==== Supplied material
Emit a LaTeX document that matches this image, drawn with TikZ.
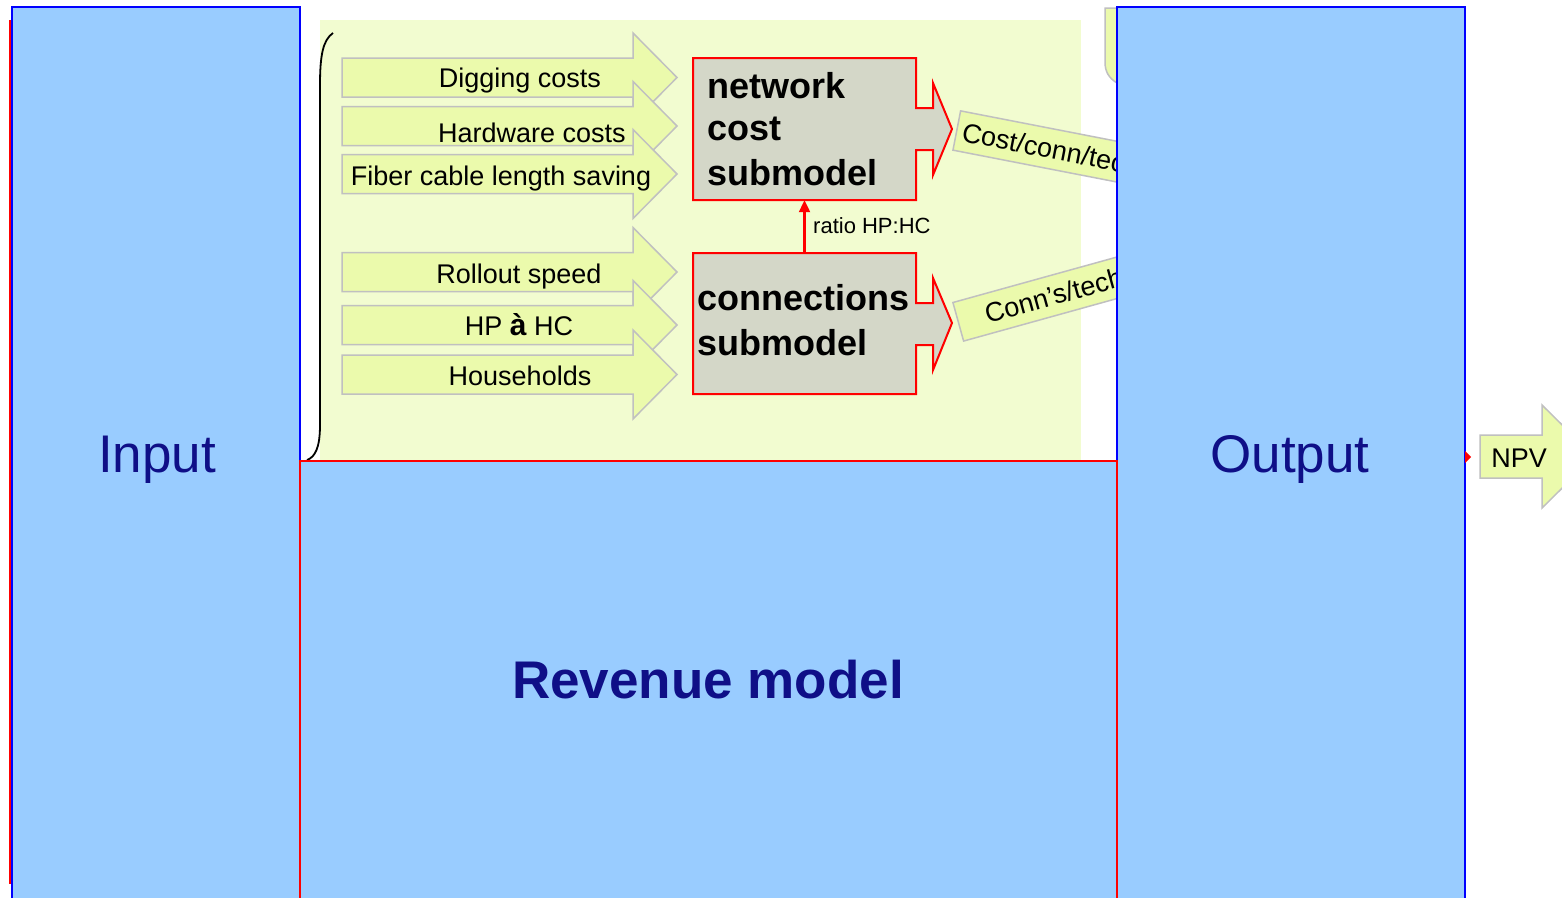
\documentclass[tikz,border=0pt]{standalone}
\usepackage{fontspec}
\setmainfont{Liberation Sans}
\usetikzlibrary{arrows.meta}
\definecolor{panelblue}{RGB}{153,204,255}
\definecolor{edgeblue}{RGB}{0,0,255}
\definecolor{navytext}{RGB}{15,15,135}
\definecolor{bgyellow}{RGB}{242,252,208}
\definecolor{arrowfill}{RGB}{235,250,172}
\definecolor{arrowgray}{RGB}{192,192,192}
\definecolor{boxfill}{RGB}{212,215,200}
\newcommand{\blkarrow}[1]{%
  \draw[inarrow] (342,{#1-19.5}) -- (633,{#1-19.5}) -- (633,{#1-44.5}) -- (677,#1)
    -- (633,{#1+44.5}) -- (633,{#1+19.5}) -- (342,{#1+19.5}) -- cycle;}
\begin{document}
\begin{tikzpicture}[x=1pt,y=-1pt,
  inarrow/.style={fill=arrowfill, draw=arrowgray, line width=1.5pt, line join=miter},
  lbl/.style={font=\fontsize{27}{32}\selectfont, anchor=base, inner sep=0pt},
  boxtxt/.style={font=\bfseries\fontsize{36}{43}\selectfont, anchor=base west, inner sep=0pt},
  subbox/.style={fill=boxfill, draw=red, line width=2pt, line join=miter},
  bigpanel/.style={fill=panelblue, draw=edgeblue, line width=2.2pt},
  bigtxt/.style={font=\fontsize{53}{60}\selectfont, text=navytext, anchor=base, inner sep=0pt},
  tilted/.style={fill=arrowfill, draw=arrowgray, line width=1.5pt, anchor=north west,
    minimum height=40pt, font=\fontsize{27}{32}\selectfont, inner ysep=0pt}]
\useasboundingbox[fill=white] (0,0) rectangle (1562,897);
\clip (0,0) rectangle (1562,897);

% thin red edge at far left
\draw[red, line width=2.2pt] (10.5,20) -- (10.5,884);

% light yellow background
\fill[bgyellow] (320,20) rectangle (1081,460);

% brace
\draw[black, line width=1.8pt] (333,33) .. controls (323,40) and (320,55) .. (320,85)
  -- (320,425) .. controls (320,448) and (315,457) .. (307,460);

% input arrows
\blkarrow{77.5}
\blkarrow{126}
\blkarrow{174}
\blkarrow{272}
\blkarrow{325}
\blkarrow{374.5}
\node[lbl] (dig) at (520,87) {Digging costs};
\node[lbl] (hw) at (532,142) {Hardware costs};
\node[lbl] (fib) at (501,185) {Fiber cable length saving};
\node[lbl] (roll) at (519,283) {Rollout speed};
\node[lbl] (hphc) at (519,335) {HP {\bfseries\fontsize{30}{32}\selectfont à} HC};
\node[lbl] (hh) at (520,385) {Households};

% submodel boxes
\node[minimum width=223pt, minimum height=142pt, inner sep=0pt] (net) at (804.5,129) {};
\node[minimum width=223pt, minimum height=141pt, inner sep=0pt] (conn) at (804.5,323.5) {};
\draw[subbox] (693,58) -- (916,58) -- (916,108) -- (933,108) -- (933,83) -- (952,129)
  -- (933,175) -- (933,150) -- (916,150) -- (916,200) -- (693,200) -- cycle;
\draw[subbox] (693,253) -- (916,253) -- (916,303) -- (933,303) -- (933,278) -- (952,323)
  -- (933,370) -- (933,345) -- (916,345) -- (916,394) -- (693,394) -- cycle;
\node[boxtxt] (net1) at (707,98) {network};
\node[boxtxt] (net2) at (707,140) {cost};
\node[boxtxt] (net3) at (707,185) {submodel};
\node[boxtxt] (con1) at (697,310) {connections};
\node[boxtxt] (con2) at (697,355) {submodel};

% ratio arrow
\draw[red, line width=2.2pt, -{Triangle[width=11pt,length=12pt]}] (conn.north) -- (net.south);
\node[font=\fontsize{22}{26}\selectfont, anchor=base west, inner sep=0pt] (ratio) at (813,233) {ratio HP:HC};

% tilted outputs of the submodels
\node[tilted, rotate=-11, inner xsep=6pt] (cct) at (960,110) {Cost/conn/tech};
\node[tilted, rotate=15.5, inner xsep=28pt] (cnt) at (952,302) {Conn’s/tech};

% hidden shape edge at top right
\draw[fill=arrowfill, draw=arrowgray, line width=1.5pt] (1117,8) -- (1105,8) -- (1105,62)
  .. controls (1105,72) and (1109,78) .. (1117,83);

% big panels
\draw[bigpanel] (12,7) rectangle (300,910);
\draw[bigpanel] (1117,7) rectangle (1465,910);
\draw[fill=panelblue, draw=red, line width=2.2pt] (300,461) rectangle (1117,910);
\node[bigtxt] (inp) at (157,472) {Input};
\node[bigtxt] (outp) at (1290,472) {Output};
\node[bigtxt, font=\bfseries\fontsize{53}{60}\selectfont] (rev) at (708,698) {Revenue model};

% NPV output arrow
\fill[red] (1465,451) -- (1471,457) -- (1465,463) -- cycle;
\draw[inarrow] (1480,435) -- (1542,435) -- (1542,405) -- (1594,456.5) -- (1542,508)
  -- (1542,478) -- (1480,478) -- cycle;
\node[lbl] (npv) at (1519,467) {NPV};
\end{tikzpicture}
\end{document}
========
▸ **Task to carry out**
In your copy of the listing above, reproduce each line exactly and omit all pictures.

▸ **Result of this task**
Emit a LaTeX document that matches this image, drawn with TikZ.
\documentclass[tikz,border=0pt]{standalone}
\usepackage{fontspec}
\setmainfont{Liberation Sans}
\usetikzlibrary{arrows.meta}
\definecolor{panelblue}{RGB}{153,204,255}
\definecolor{edgeblue}{RGB}{0,0,255}
\definecolor{navytext}{RGB}{15,15,135}
\definecolor{bgyellow}{RGB}{242,252,208}
\definecolor{arrowfill}{RGB}{235,250,172}
\definecolor{arrowgray}{RGB}{192,192,192}
\definecolor{boxfill}{RGB}{212,215,200}
\newcommand{\blkarrow}[1]{%
  \draw[inarrow] (342,{#1-19.5}) -- (633,{#1-19.5}) -- (633,{#1-44.5}) -- (677,#1)
    -- (633,{#1+44.5}) -- (633,{#1+19.5}) -- (342,{#1+19.5}) -- cycle;}
\begin{document}
\begin{tikzpicture}[x=1pt,y=-1pt,
  inarrow/.style={fill=arrowfill, draw=arrowgray, line width=1.5pt, line join=miter},
  lbl/.style={font=\fontsize{27}{32}\selectfont, anchor=base, inner sep=0pt},
  boxtxt/.style={font=\bfseries\fontsize{36}{43}\selectfont, anchor=base west, inner sep=0pt},
  subbox/.style={fill=boxfill, draw=red, line width=2pt, line join=miter},
  bigpanel/.style={fill=panelblue, draw=edgeblue, line width=2.2pt},
  bigtxt/.style={font=\fontsize{53}{60}\selectfont, text=navytext, anchor=base, inner sep=0pt},
  tilted/.style={fill=arrowfill, draw=arrowgray, line width=1.5pt, anchor=north west,
    minimum height=40pt, font=\fontsize{27}{32}\selectfont, inner ysep=0pt}]
\useasboundingbox[fill=white] (0,0) rectangle (1562,897);
\clip (0,0) rectangle (1562,897);

% thin red edge at far left
\draw[red, line width=2.2pt] (10.5,20) -- (10.5,884);

% light yellow background
\fill[bgyellow] (320,20) rectangle (1081,460);

% brace
\draw[black, line width=1.8pt] (333,33) .. controls (323,40) and (320,55) .. (320,85)
  -- (320,425) .. controls (320,448) and (315,457) .. (307,460);

% input arrows
\blkarrow{77.5}
\blkarrow{126}
\blkarrow{174}
\blkarrow{272}
\blkarrow{325}
\blkarrow{374.5}
\node[lbl] (dig) at (520,87) {Digging costs};
\node[lbl] (hw) at (532,142) {Hardware costs};
\node[lbl] (fib) at (501,185) {Fiber cable length saving};
\node[lbl] (roll) at (519,283) {Rollout speed};
\node[lbl] (hphc) at (519,335) {HP {\bfseries\fontsize{30}{32}\selectfont à} HC};
\node[lbl] (hh) at (520,385) {Households};

% submodel boxes
\node[minimum width=223pt, minimum height=142pt, inner sep=0pt] (net) at (804.5,129) {};
\node[minimum width=223pt, minimum height=141pt, inner sep=0pt] (conn) at (804.5,323.5) {};
\draw[subbox] (693,58) -- (916,58) -- (916,108) -- (933,108) -- (933,83) -- (952,129)
  -- (933,175) -- (933,150) -- (916,150) -- (916,200) -- (693,200) -- cycle;
\draw[subbox] (693,253) -- (916,253) -- (916,303) -- (933,303) -- (933,278) -- (952,323)
  -- (933,370) -- (933,345) -- (916,345) -- (916,394) -- (693,394) -- cycle;
\node[boxtxt] (net1) at (707,98) {network};
\node[boxtxt] (net2) at (707,140) {cost};
\node[boxtxt] (net3) at (707,185) {submodel};
\node[boxtxt] (con1) at (697,310) {connections};
\node[boxtxt] (con2) at (697,355) {submodel};

% ratio arrow
\draw[red, line width=2.2pt, -{Triangle[width=11pt,length=12pt]}] (conn.north) -- (net.south);
\node[font=\fontsize{22}{26}\selectfont, anchor=base west, inner sep=0pt] (ratio) at (813,233) {ratio HP:HC};

% tilted outputs of the submodels
\node[tilted, rotate=-11, inner xsep=6pt] (cct) at (960,110) {Cost/conn/tech};
\node[tilted, rotate=15.5, inner xsep=28pt] (cnt) at (952,302) {Conn’s/tech};

% hidden shape edge at top right
\draw[fill=arrowfill, draw=arrowgray, line width=1.5pt] (1117,8) -- (1105,8) -- (1105,62)
  .. controls (1105,72) and (1109,78) .. (1117,83);

% big panels
\draw[bigpanel] (12,7) rectangle (300,910);
\draw[bigpanel] (1117,7) rectangle (1465,910);
\draw[fill=panelblue, draw=red, line width=2.2pt] (300,461) rectangle (1117,910);
\node[bigtxt] (inp) at (157,472) {Input};
\node[bigtxt] (outp) at (1290,472) {Output};
\node[bigtxt, font=\bfseries\fontsize{53}{60}\selectfont] (rev) at (708,698) {Revenue model};

% NPV output arrow
\fill[red] (1465,451) -- (1471,457) -- (1465,463) -- cycle;
\draw[inarrow] (1480,435) -- (1542,435) -- (1542,405) -- (1594,456.5) -- (1542,508)
  -- (1542,478) -- (1480,478) -- cycle;
\node[lbl] (npv) at (1519,467) {NPV};
\end{tikzpicture}
\end{document}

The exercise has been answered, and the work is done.